The report, published on January 26, 2021 on the online news website Loop Cayman, featured the personal experiences of teens in the Cayman Islands who were feeling the psychological impact of Covid-19 lockdown measures. It also provided insight from experts and offered tips for supporting teenagers struggling with mental health challenges.
“Ms. Ewing-Chow incorporated real experiences with a well-balanced mix of quotes from specialists and service providers, data, resources, and tips to highlight mental health concerns and the need for psychosocial support for young people during the pandemic,” said chief judge Denise Shepherd-Johnson, retired Chief of Communications with UNICEF, who assessed the entries along with Britta Baer, PAHO; Lothar Mikulla, CDB, and Enrico Woolford, Director at Capitol News, Guyana.
Ms. Ewing-Chow, a Barbadian who works as content manager at Loop Cayman, said she was ecstatic about winning the award, particularly as she was very passionate about the subject on which she wrote.
“To be recognised for it is especially meaningful to me because it’s saying that I am impacting others, that my passion is impacting others. To be able to win an award from organizations such as the three that were involved, is something that would help to raise the awareness of this issue,” Ewing-Chow said.

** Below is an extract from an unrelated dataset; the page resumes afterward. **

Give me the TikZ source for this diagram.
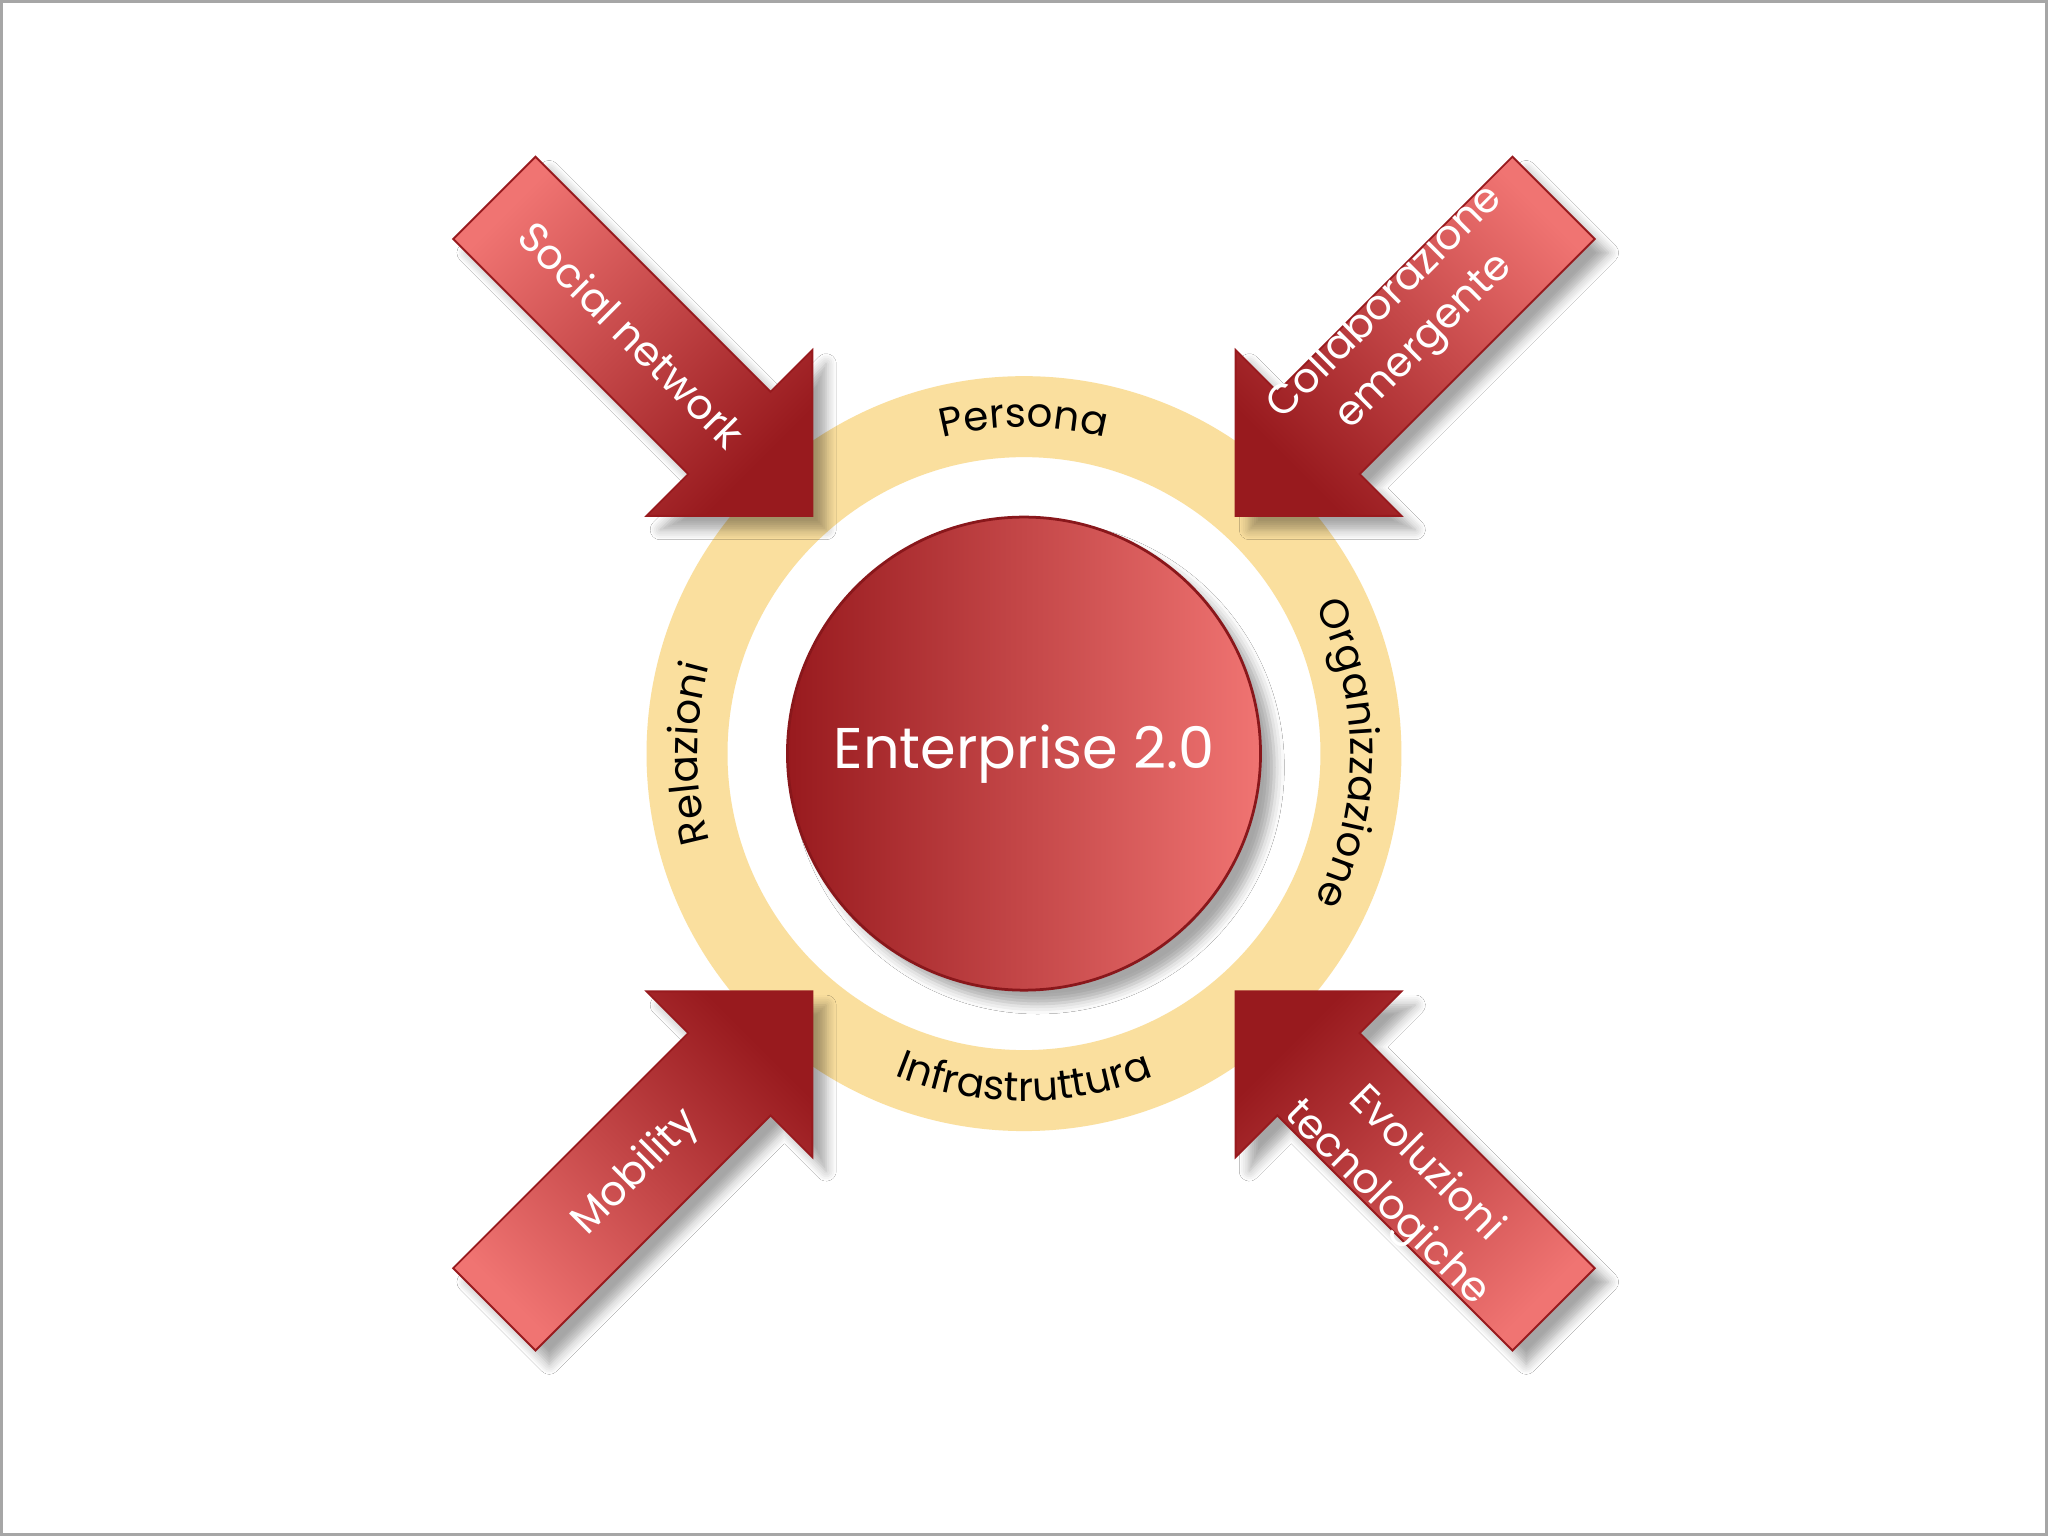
\documentclass[tikz,border=0pt]{standalone}
\usepackage{fontspec}
\setmainfont{Poppins}
\usetikzlibrary{shadows.blur,decorations.text}
\definecolor{dred}{HTML}{981A1E}
\definecolor{lred}{HTML}{F07472}
\definecolor{ring}{HTML}{FADF9E}
\newcommand{\ringfont}{\fontsize{8.8pt}{11pt}\selectfont}
\tikzset{
  arr/.style={top color=lred,bottom color=dred,draw=dred,line width=0.4pt,
     blur shadow={shadow xshift=3pt,shadow yshift=-3pt,shadow blur steps=6,shadow opacity=35}},
  alab/.style={text=white,font=\fontsize{9pt}{12pt}\selectfont,align=center},
  rlab/.style={decorate,decoration={text along path,text align=center}}
}
\begin{document}
\begin{tikzpicture}[x=0.01cm,y=0.01cm]
\useasboundingbox (-784,-599) rectangle (784,577);
\fill[white] (-784,-599) rectangle (784,577);
\draw[gray!70,line width=0.8pt] (-783,-598) rectangle (783,576);
% ring
\fill[ring,even odd rule] (0,0) circle (289) (0,0) circle (227);
% centre
\node[circle,minimum size=3.62cm,inner sep=0,left color=dred,right color=lred,draw=dred!90!black,line width=0.6pt,
  blur shadow={shadow xshift=3pt,shadow yshift=-3pt,shadow opacity=35},
  text=white,font=\fontsize{12.5pt}{15pt}\selectfont] (core) at (0,0) {Enterprise 2.0};
% arrows
\shade[arr,shading angle=45] (-374,457) -- (-194,277) -- (-162,309) -- (-162,182) -- (-289,182) -- (-257,214) -- (-437,394) -- cycle;
\shade[arr,shading angle=-45] (374,457) -- (194,277) -- (162,309) -- (162,182) -- (289,182) -- (257,214) -- (437,394) -- cycle;
\shade[arr,shading angle=135] (-374,-457) -- (-194,-277) -- (-162,-309) -- (-162,-182) -- (-289,-182) -- (-257,-214) -- (-437,-394) -- cycle;
\shade[arr,shading angle=-135] (374,-457) -- (194,-277) -- (162,-309) -- (162,-182) -- (289,-182) -- (257,-214) -- (437,-394) -- cycle;
\node[alab,rotate=-45] (sn) at (-300,321) {Social network};
\node[alab,rotate=45] (ce) at (292,330) {Collaborazione\\emergente};
\node[alab,rotate=45] (mo) at (-297,-321) {Mobility};
\node[alab,rotate=-45] (et) at (292,-330) {Evoluzioni\\tecnologiche};
% ring labels
\path[rlab,decoration={text={|\ringfont|Persona}}] (110:250) arc[start angle=110,end angle=70,radius=250];
\path[rlab,decoration={text={|\ringfont|Relazioni}}] (207:250) arc[start angle=207,end angle=153,radius=250];
\path[rlab,decoration={text={|\ringfont|Organizzazione}}] (38:250) arc[start angle=38,end angle=-38,radius=250];
\path[rlab,decoration={text={|\ringfont|Infrastruttura}}] (243:266) arc[start angle=243,end angle=297,radius=266];
\end{tikzpicture}
\end{document}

The objective of the PAHO/CDB/CBU training series was to provide tools to help communicators practice responsible coverage of the Covid-19 pandemic, using evidence-based information. It also aimed to encourage journalists to provide advice and solutions that can help reduce health risks and save lives in the pandemic, with a focus on mental health, psychosocial wellbeing, and domestic violence.
“It was good to learn about the multifaceted approach to dealing with this issue, not just to raise the issue and to bring out some statistics, but to also say ‘this is what you can do now to address this issue if this is affecting you personally, or if you know somebody who is being affected by this issue’. That, to me, is critical,” Ewing-Chow noted.
Congratulating the journalist on her award, Elisa Prieto, Advisor, Non-Communicable Diseases and Mental Health at PAHO, said the organization thanked all participants and hoped to continue offering journalists the tools to report on issues responsibly. “We really hope that the engagement we had last year is the start of stronger relationships and a stronger partnership with media, where we really look at solutions journalism – the idea of working with journalists who really deliver the solutions and information that help people make better and more informed decisions,” Prieto said.
Deidre Clarendon, Chief, Social Sector Division, CDB congratulated Ewing-Chow on a compelling piece that gave voice and visibility to the impact of the pandemic on youth and their mental health, as well as pertinent information on available mental health support services. “There can be no resilient countries without resilient people; this work underscores the importance of responsible reporting, particularly in challenging times and the role of our Caribbean journalists in these efforts,” Clarendon highlighted.
More than 300 journalists and health communicators from across the Caribbean participated in the training series.